UTF-8 is a variable-width character encoding used for electronic communication. Formulated to encode all 1,112,064 valid character code points in Unicode using one to four one-byte (8-bit) code units, UTF-8 has become the dominant character encoding for the World Wide Web, accounting for more than 90% of all web pages.
Key Features of UTF-8
Compatibility with ASCII: UTF-8 is backward compatible with ASCII. ASCII characters only require one byte in UTF-8, which simplifies handling ASCII texts.
Self-synchronization: The design of UTF-8 allows the start of any character in the byte sequence to be recognized without requiring backward scanning. This makes it easier to recover from partial or incorrect transmissions.
Byte order independence: Unlike UTF-16 and UTF-32, UTF-8 does not require byte order marking (BOM), thus avoiding the complications of endianess.

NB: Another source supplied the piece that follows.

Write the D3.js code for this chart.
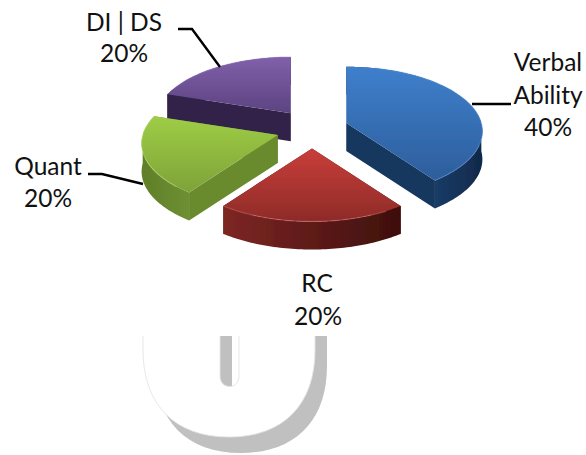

Efficient use of space: UTF-8 uses only as much space as needed per character, ranging from 1 to 4 bytes, making it space-efficient for texts containing primarily ASCII characters.
UTF-8 Encoding Mechanism
UTF-8 encodes characters using a series of bytes where each byte contains a group of bits that represent the character. Here’s how characters are represented:
1-byte characters: Standard ASCII, 0-127 (0x00-0x7F), occupy a single byte, preserving the full ASCII table.
2-byte characters: Needed for characters from Latin-derived alphabets, Greek, Cyrillic, Coptic, Armenian, Hebrew, and Arabic scripts.
3-byte characters: Basic Multilingual Plane (BMP), including most common characters and symbols.
4-byte characters: Rarely used characters from the Supplementary Planes, which include historic scripts, musical notation, mathematical symbols, etc.
Example of Encoding
The character € (Euro sign) is encoded in UTF-8 as three bytes:
0xE2 0x82 0xAC
Common Uses of UTF-8
Web development: As the default encoding for HTML5 and other web standards.
File encoding: Preferred encoding for text files in open-source and modern applications.
Databases: Often used for storing text to support a diverse set of languages and characters.
Advantages of UTF-8
Universal support: UTF-8 can represent any character in the Unicode standard, making it suitable for globalized environments.
Optimized performance: Generally requires less space than UTF-16 for texts primarily in ASCII, which is common for most programming languages and protocols.
Widely adopted: Supported across most platforms, programming languages, and applications, enhancing interoperability.